It is estimated that over two million Australians will experience anxiety in a period of only one year, Beyond Blue reports.
When it comes to the causes of anxiety, genetic predisposition has a major influence, but, researchers from the University of Toronto have looked at how lifestyle factors can also affect the onset of anxiety disorder.
The study, which was published in the International Journal of Environmental Research and Public Health, looked at the daily diet of participants.
According to mindbodygreen, researchers found that people who consumed less than three sources of fruits and veggies a day were 24 percent more likely to be diagnosed with an anxiety disorder. While this can be a tricky subject to research — experiencing anxiety is extremely personal to every individual.
Researchers analysed a whopping 26,991 adults aged between 45 and 85 years old and this number of participants provided a large cross-section of data that was beneficial to researching a disorder like this.
The link between diet and anxiety
Researchers found that “women who followed a ‘Western’ diet high in refined
grains, sugary products, and processed foods were found to be significantly more likely to have an anxiety disorder compared to those with a balanced diet consisting of fruits, vegetables, meat, fish, and whole grains.”
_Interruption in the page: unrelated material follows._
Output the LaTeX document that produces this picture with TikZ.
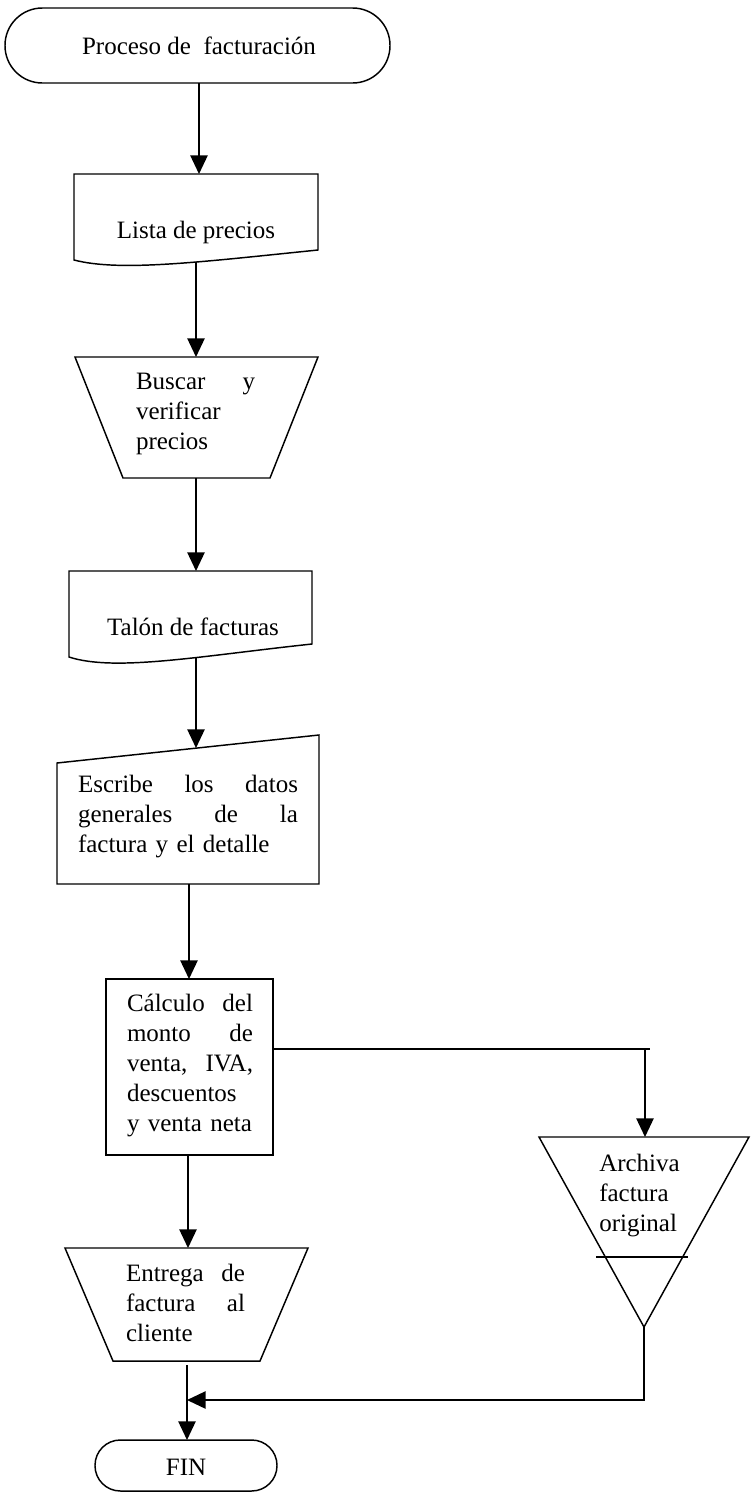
\documentclass[tikz,border=0pt]{standalone}
\usepackage{fontspec}
\setmainfont{Liberation Serif}
\usetikzlibrary{arrows.meta}
\newcommand{\jline}[2]{\leavevmode\hbox to #1{#2}}
\begin{document}
\begin{tikzpicture}[x=0.75pt,y=-0.75pt,
  shapeline/.style={draw=black,line width=1.1pt,line join=miter},
  conn/.style={draw=black,line width=1.1pt},
  arr/.style={conn,-{Triangle[length=14pt,width=13pt]}},
  lbl/.style={font=\fontsize{18.75}{22.5}\selectfont,inner sep=0pt,align=left},
]
\useasboundingbox (0,0) rectangle (751,1493);

% ---- start terminator
\draw[shapeline,rounded corners=28pt] (5,8) rectangle (390,83);
\node[lbl] (start) at (199,46) {Proceso de~ facturación};
\coordinate (start s) at (199,83);

% ---- Lista de precios (document)
\draw[shapeline] (74,174) -- (318,174) -- (318,250) .. controls (200,262) and (120,272) .. (74,260) -- cycle;
\node[lbl] (lista) at (196,232) {Lista de precios};
\coordinate (lista n) at (199,174);
\coordinate (lista s) at (196,262);

% ---- Buscar y verificar precios (manual operation)
\draw[shapeline] (75,357) -- (318,357) -- (270,478) -- (123,478) -- cycle;
\node[lbl,text width=89.25pt] (buscar) at (195.5,414) {\jline{89.25pt}{Buscar\hfill y}\\verificar\\precios};
\coordinate (buscar n) at (196,357);
\coordinate (buscar s) at (196,478);

% ---- Talon de facturas (document)
\draw[shapeline] (69,571) -- (312,571) -- (312,644) .. controls (200,656) and (115,672) .. (69,657) -- cycle;
\node[lbl] (talon) at (193,627) {Talón de facturas};
\coordinate (talon n) at (196,571);
\coordinate (talon s) at (196,658);

% ---- Escribe (manual input)
\draw[shapeline] (57,763) -- (319,735) -- (319,884) -- (57,884) -- cycle;
\node[lbl,text width=165pt] (escribe) at (188,817) {\jline{165pt}{Escribe\hfill los\hfill datos}\\\jline{165pt}{generales\hfill de\hfill la}\\factura y el detalle};
\coordinate (escribe n) at (196,748);
\coordinate (escribe s) at (189,884);

% ---- Calculo (process)
\draw[shapeline] (106,979) rectangle (273,1155);
\node[lbl,text width=94.5pt] (calculo) at (190,1065) {\jline{94.5pt}{Cálculo\hfill del}\\\jline{94.5pt}{monto\hfill de}\\\jline{94.5pt}{venta,\hfill IVA,}\\descuentos\\y venta neta};
\coordinate (calculo n) at (189,979);
\coordinate (calculo s) at (188,1155);
\coordinate (calculo e) at (273,1049);
\coordinate (branch) at (645,1049);
\coordinate (branch end) at (650,1049);

% ---- Archiva factura original (file / storage)
\draw[shapeline] (539,1137) -- (749,1137) -- (644,1327) -- cycle;
\draw[conn] (596,1257) -- (688,1257);
\node[lbl,anchor=west] (archiva) at (599,1196) {Archiva\\factura\\original};
\coordinate (archiva n) at (645,1137);
\coordinate (archiva s) at (644,1327);
\coordinate (ret corner) at (644,1400);
\coordinate (ret end) at (187,1400);

% ---- Entrega (manual operation)
\draw[shapeline] (65,1248) -- (308,1248) -- (260,1361) -- (113,1361) -- cycle;
\node[lbl,text width=89.25pt] (entrega) at (185.5,1303) {\jline{89.25pt}{Entrega\hfill de}\\\jline{89.25pt}{factura\hfill al}\\cliente};
\coordinate (entrega n) at (188,1248);
\coordinate (entrega s) at (187,1365);

% ---- FIN terminator
\draw[shapeline,rounded corners=19pt] (95,1440) rectangle (277,1491);
\node[lbl] (fin) at (186,1467) {FIN};
\coordinate (fin n) at (187,1440);

% ---- connectors
\draw[arr] (start s) -- (lista n);
\draw[arr] (lista s) -- (buscar n);
\draw[arr] (buscar s) -- (talon n);
\draw[arr] (talon s) -- (escribe n);
\draw[arr] (escribe s) -- (calculo n);
\draw[arr] (calculo s) -- (entrega n);
\draw[conn] (calculo e) -- (branch end);
\draw[arr] (branch) -- (archiva n);
\draw[arr] (entrega s) -- (fin n);
\draw[arr] (archiva s) -- (ret corner) -- (ret end);
\end{tikzpicture}
\end{document}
The balanced diet referred to by the researchers is closely in line with the Mediterranean diet, which is known to increase longevity and reduce the risk of heart disease, stroke, and type 2 diabetes.
According to Karen Davison, the lead author of the study, the link between veggie consumption and anxiety could come down to body composition.
“As levels of total body fat increased beyond 36%, the likelihood of anxiety disorder was increased by more than 70%,” co-author Jose Mora-Almanza, told mindbodygreen.
Filling your daily diet with fruits, veggies, lean meats, and whole grains is important for living a healthy life and now it could help with managing, or even minimising, the effect of anxiety.
Health is extremely personal so when it comes to managing your own anxiety, make sure to consult your GP before making any treatment changes.